I don’t really remember how long John had been married to my mom, but it couldn’t have been more than a few years, and this was my first chance at getting to know my new grandmother. But I don’t now recall anything we talked about.

I know she introduced me to Navajo fry bread in Tuba City, and I discovered Flagstaff, which comes with evergreens and altitude and sometimes even snow (not when we were there, but I saw a sign for a ski area, which shocked me).

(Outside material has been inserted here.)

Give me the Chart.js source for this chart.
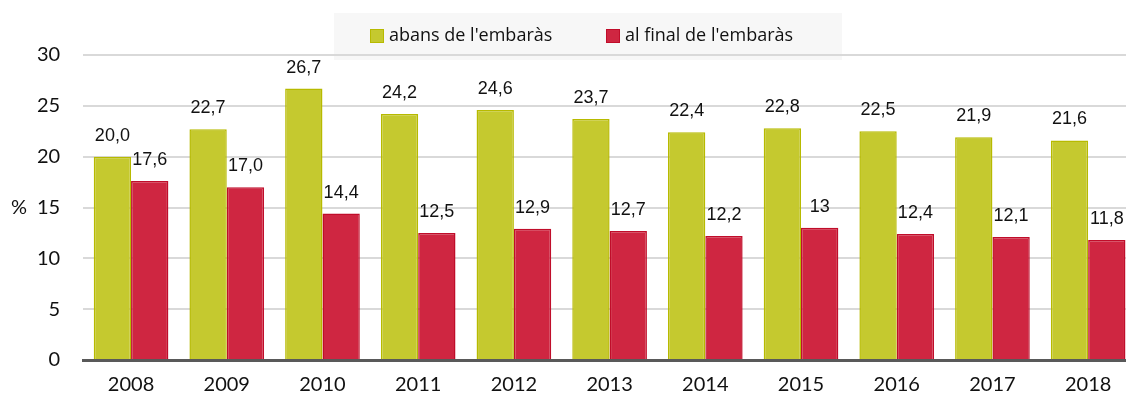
<!DOCTYPE html>
<html>
<head>
<meta charset="utf-8">
<script src="https://cdn.jsdelivr.net/npm/chart.js@4"></script>
<style>
  html, body { margin: 0; padding: 0; background: #fff; overflow: hidden; }
  #wrap { width: 1136px; height: 401px; }
</style>
</head>
<body>
<div id="wrap"><canvas id="chart"></canvas></div>
<script>
// --- data ---
var years = ['2008', '2009', '2010', '2011', '2012', '2013', '2014', '2015', '2016', '2017', '2018'];
var before = [20.0, 22.7, 26.7, 24.2, 24.6, 23.7, 22.4, 22.8, 22.5, 21.9, 21.6];
var atEnd = [17.6, 17.0, 14.4, 12.5, 12.9, 12.7, 12.2, 13, 12.4, 12.1, 11.8];
var beforeLabels = ['20,0', '22,7', '26,7', '24,2', '24,6', '23,7', '22,4', '22,8', '22,5', '21,9', '21,6'];
var atEndLabels = ['17,6', '17,0', '14,4', '12,5', '12,9', '12,7', '12,2', '13', '12,4', '12,1', '11,8'];
var yTicks = [0, 5, 10, 15, 20, 25, 30];

var axisFont = { family: 'Lato, "Open Sans", sans-serif', size: 20 };

// labels above each bar
var barLabels = {
  id: 'barLabels',
  afterDatasetsDraw: function(chart) {
    var ctx = chart.ctx;
    ctx.save();
    ctx.font = '18px "Liberation Sans", Arial, sans-serif';
    ctx.fillStyle = '#111';
    ctx.textAlign = 'center';
    ctx.textBaseline = 'middle';
    chart.data.datasets.forEach(function(ds, i) {
      chart.getDatasetMeta(i).data.forEach(function(bar, j) {
        ctx.fillText(ds.valueLabels[j], bar.x, bar.y - 21);
      });
    });
    ctx.restore();
  }
};

// legend box behind the grid, items and % on top
var legendBox = {
  id: 'legendBox',
  beforeDraw: function(chart) {
    var ctx = chart.ctx;
    ctx.save();
    ctx.fillStyle = '#f7f7f7';
    ctx.fillRect(334, 13, 508, 47);
    ctx.restore();
  },
  afterDraw: function(chart) {
    var ctx = chart.ctx;
    var xs = [370, 606];
    ctx.save();
    ctx.font = '18px "Open Sans", Lato, sans-serif';
    ctx.textBaseline = 'middle';
    ctx.textAlign = 'left';
    chart.data.datasets.forEach(function(ds, i) {
      ctx.fillStyle = ds.backgroundColor;
      ctx.fillRect(xs[i], 29, 14, 14);
      ctx.strokeStyle = ds.borderColor;
      ctx.lineWidth = 1;
      ctx.strokeRect(xs[i] + 0.5, 29.5, 13, 13);
      ctx.fillStyle = '#111';
      ctx.fillText(ds.label, xs[i] + 19, 36);
    });
    // unit label next to the 15 tick
    var y15 = chart.scales.y.getPixelForValue(15);
    ctx.font = '20px Lato, "Open Sans", sans-serif';
    ctx.fillText('%', 11, y15);
    ctx.restore();
  }
};

new Chart(document.getElementById('chart'), {
  type: 'bar',
  data: {
    labels: years,
    datasets: [
      {
        label: "abans de l'embaràs",
        data: before,
        valueLabels: beforeLabels,
        backgroundColor: '#c5c92f',
        borderColor: '#b7ba00',
        borderWidth: 1.5
      },
      {
        label: "al final de l'embaràs",
        data: atEnd,
        valueLabels: atEndLabels,
        backgroundColor: '#cf2641',
        borderColor: '#c00d2a',
        borderWidth: 1.5
      }
    ]
  },
  options: {
    responsive: true,
    maintainAspectRatio: false,
    animation: false,
    layout: { padding: { left: 14, right: 0, top: 55, bottom: 0 } },
    datasets: { bar: { categoryPercentage: 0.78, barPercentage: 1 } },
    plugins: {
      legend: { display: false },
      tooltip: { enabled: false }
    },
    scales: {
      x: {
        afterFit: function(axis) { axis.height = 41; },
        grid: { display: false, drawTicks: false },
        border: { color: '#595959', width: 3 },
        ticks: { color: '#111', font: axisFont, padding: 13 }
      },
      y: {
        min: 0,
        max: 30,
        afterBuildTicks: function(axis) {
          axis.ticks = yTicks.map(function(v) { return { value: v }; });
        },
        grid: { color: '#d9d9d9', lineWidth: 2, drawTicks: false },
        border: { display: false },
        ticks: { color: '#111', font: axisFont, padding: 23 }
      }
    }
  },
  plugins: [barLabels, legendBox]
});
</script>
</body>
</html>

If I had to live in Arizona, that’s where I’d go, but since everything I like about it is that it reminded me of Colorado, why move?

I do also recall being surprised at how savvy my grandma was about young adults, but of course she had a lot of grandkids all of similar age, not to mention her own kids and her own life, so I was hardly her first rodeo.

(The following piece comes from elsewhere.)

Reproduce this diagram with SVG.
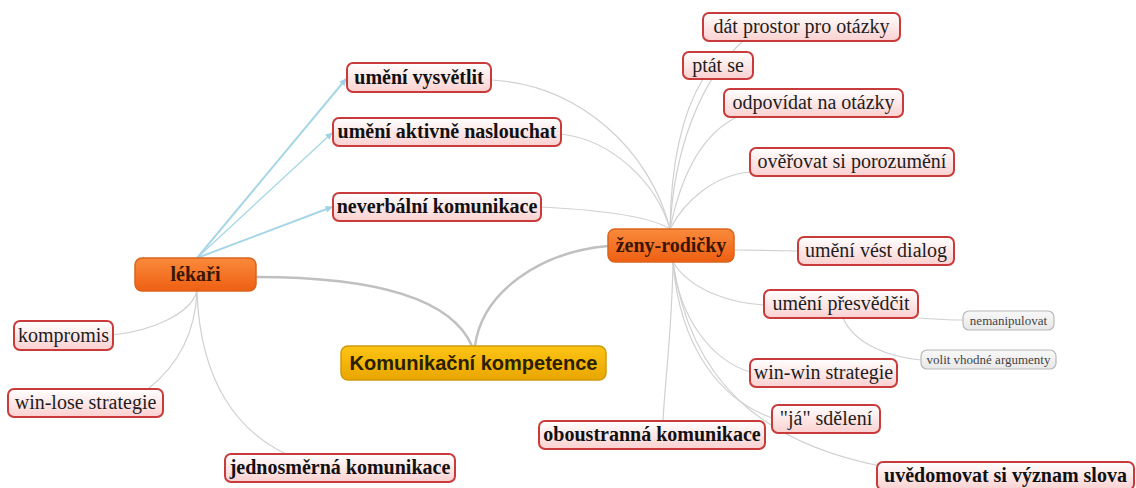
<svg xmlns="http://www.w3.org/2000/svg" width="1136" height="488" viewBox="0 0 1136 488">
<defs>
<linearGradient id="gPink" x1="0" y1="0" x2="0" y2="1">
<stop offset="0" stop-color="#ffffff"/>
<stop offset="1" stop-color="#fbd0d0"/>
</linearGradient>
<linearGradient id="gOrange" x1="0" y1="0" x2="0" y2="1">
<stop offset="0" stop-color="#fa8a3c"/>
<stop offset="1" stop-color="#ee5f12"/>
</linearGradient>
<linearGradient id="gYellow" x1="0" y1="0" x2="0" y2="1">
<stop offset="0" stop-color="#fcc414"/>
<stop offset="1" stop-color="#e9a600"/>
</linearGradient>
<linearGradient id="gGray" x1="0" y1="0" x2="0" y2="1">
<stop offset="0" stop-color="#f8f8f8"/>
<stop offset="1" stop-color="#e8e8e8"/>
</linearGradient>
<marker id="arrB" viewBox="0 0 10 10" refX="9" refY="5" markerWidth="8" markerHeight="7" orient="auto" markerUnits="userSpaceOnUse">
<path d="M0,0 L10,5 L0,10 z" fill="#9fd3e3"/>
</marker>
</defs>
<style>
.n rect{fill:url(#gPink);stroke:#c93a3a;stroke-width:2}
.o rect{fill:url(#gOrange);stroke:#d9631c;stroke-width:1.5}
.y rect{fill:url(#gYellow);stroke:#cf9a0a;stroke-width:1.5}
.g rect{fill:url(#gGray);stroke:#b8b8b8;stroke-width:1.2}
text{font-family:"Liberation Serif","Times New Roman",serif;font-size:20px;fill:#1e1e1e;text-anchor:middle}
.b text{font-weight:bold;fill:#111}
.o text{font-weight:bold;fill:#3a1600}
.y text{font-family:"Liberation Sans",Arial,sans-serif;font-weight:bold;fill:#2a2000}
.g text{font-size:13px;fill:#444}
.c path{fill:none;stroke:#d0d0d0;stroke-width:1.2}
.c path.t{stroke:#c0c0c0;stroke-width:2.5}
.c path.bl{stroke:#a6d6e6;stroke-width:2;marker-end:url(#arrB)}
</style>
<rect width="1136" height="488" fill="#ffffff"/>
<g id="connectors" class="c">
<path class="t" d="M256,277 C380,277 452,300 472,346"/>
<path class="t" d="M608,246 C540,252 482,292 475,346"/>
<path class="bl" d="M197,258 L346,79"/>
<path class="bl" style="stroke-width:1.3" d="M197,258 L332,133"/>
<path class="bl" d="M197,258 L332,207"/>
<path d="M197,291 C190,315 150,331 113,335"/>
<path d="M197,291 C195,340 172,370 148,389"/>
<path d="M197,291 C200,385 240,432 286,454"/>
<path d="M491,80 C580,85 650,150 670,229"/>
<path d="M561,134 C612,140 656,182 670,229"/>
<path d="M541,207 C600,210 650,216 670,229"/>
<path d="M670,229 C674,150 700,80 743,41"/>
<path d="M670,229 C671,160 684,110 703,79"/>
<path d="M670,229 C680,180 700,135 737,117"/>
<path d="M670,229 C685,200 715,175 750,172"/>
<path d="M734,250 L798,251"/>
<path d="M673,262 C690,290 730,303 764,305"/>
<path d="M673,262 C680,320 712,360 750,372"/>
<path d="M673,262 C680,350 722,400 772,418"/>
<path d="M673,262 C690,380 760,442 880,466"/>
<path d="M673,262 C672,330 665,380 663,421"/>
<path d="M917,318 C935,319 945,320 963,320"/>
<path d="M843,318 C855,345 890,357 921,360"/>
</g>
<g id="n-dat" class="n"><rect x="703" y="13" width="197" height="28" rx="6"/><text x="801.5" y="33">dát prostor pro otázky</text></g>
<g id="n-ptat" class="n"><rect x="683" y="52" width="70" height="27" rx="6"/><text x="718" y="71.5">ptát se</text></g>
<g id="n-odpov" class="n"><rect x="724" y="89" width="179" height="28" rx="6"/><text x="813.5" y="109">odpovídat na otázky</text></g>
<g id="n-overovat" class="n"><rect x="750" y="148" width="204" height="28" rx="6"/><text x="852" y="168">ověřovat si porozumění</text></g>
<g id="n-dialog" class="n"><rect x="798" y="237" width="156" height="28" rx="6"/><text x="876" y="257">umění vést dialog</text></g>
<g id="n-presvedcit" class="n"><rect x="764" y="290" width="154" height="28" rx="6"/><text x="841" y="310">umění přesvědčit</text></g>
<g id="n-nemanip" class="g"><rect x="963" y="311" width="91" height="19" rx="6"/><text x="1008.5" y="325">nemanipulovat</text></g>
<g id="n-volit" class="g"><rect x="921" y="350" width="135" height="19" rx="6"/><text x="988.5" y="364">volit vhodné argumenty</text></g>
<g id="n-winwin" class="n"><rect x="750" y="359" width="147" height="28" rx="6"/><text x="823.5" y="379">win-win strategie</text></g>
<g id="n-ja" class="n"><rect x="772" y="405" width="108" height="28" rx="6"/><text x="826" y="425">"já" sdělení</text></g>
<g id="n-uvedomovat" class="n b"><rect x="877" y="462" width="257" height="28" rx="6"/><text x="1005.5" y="482">uvědomovat si význam slova</text></g>
<g id="n-oboustranna" class="n b"><rect x="539" y="421" width="226" height="28" rx="6"/><text x="652" y="441">oboustranná komunikace</text></g>
<g id="n-zeny" class="o"><rect x="608" y="229" width="126" height="33" rx="7"/><text x="671" y="252">ženy-rodičky</text></g>
<g id="n-vysvetlit" class="n b"><rect x="347" y="63" width="144" height="29" rx="6"/><text x="419" y="83.5">umění vysvětlit</text></g>
<g id="n-aktivne" class="n b"><rect x="333" y="118" width="228" height="28" rx="6"/><text x="447" y="138">umění aktivně naslouchat</text></g>
<g id="n-neverbalni" class="n b"><rect x="333" y="193" width="208" height="28" rx="6"/><text x="437" y="213">neverbální komunikace</text></g>
<g id="n-lekari" class="o"><rect x="135" y="258" width="121" height="33" rx="7"/><text x="195.5" y="281">lékaři</text></g>
<g id="n-komunikacni" class="y"><rect x="341" y="346" width="265" height="34" rx="7"/><text x="473.5" y="370">Komunikační kompetence</text></g>
<g id="n-kompromis" class="n"><rect x="14" y="321" width="99" height="29" rx="6"/><text x="63.5" y="341.5">kompromis</text></g>
<g id="n-winlose" class="n"><rect x="8" y="389" width="155" height="28" rx="6"/><text x="85.5" y="409">win-lose strategie</text></g>
<g id="n-jednosmerna" class="n b"><rect x="225" y="454" width="230" height="28" rx="6"/><text x="340" y="474">jednosměrná komunikace</text></g>
</svg>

I do remember she offered having us stop at Four Corners, the only place in the United States where four states meet, but I don’t recall if I took her up on it. It had been a very long day of driving, mostly in the heat, by then, and I just remember being relieved that we were stopping in Cortez for the night instead of pushing on another four or so hours to Gunnison.

My favorite moment of the trip came in Cortez. Grandma Ruth was resting in the motel, but I wanted to stretch my road-weary legs. At some point in my walk a car stopped and the driver, mistaking me for a local, wanted to know where the Post Office was. As it happened, I had just passed the Post Office a couple of blocks back, so I nonchalantly provided directions, just like a local. Good thing he didn’t ask where he should eat dinner.

Our arrival in Cortez ended my sojourn in Arizona, Land Where Time Stops — or at least doesn’t make stupid decisions. We wrapped up our drive uneventfully the following day in Gunnison, where she stayed awhile before pushing on to her final destination of Grand Lake.

And so today, as I woke up in complete darkness to find I’d slept an entire hour “later” than usual (when really, it was the exact same time), I found myself, in a rare moment, thinking wistfully of Arizona — which then reminded me of the Arizona time spent getting to know my grandmother.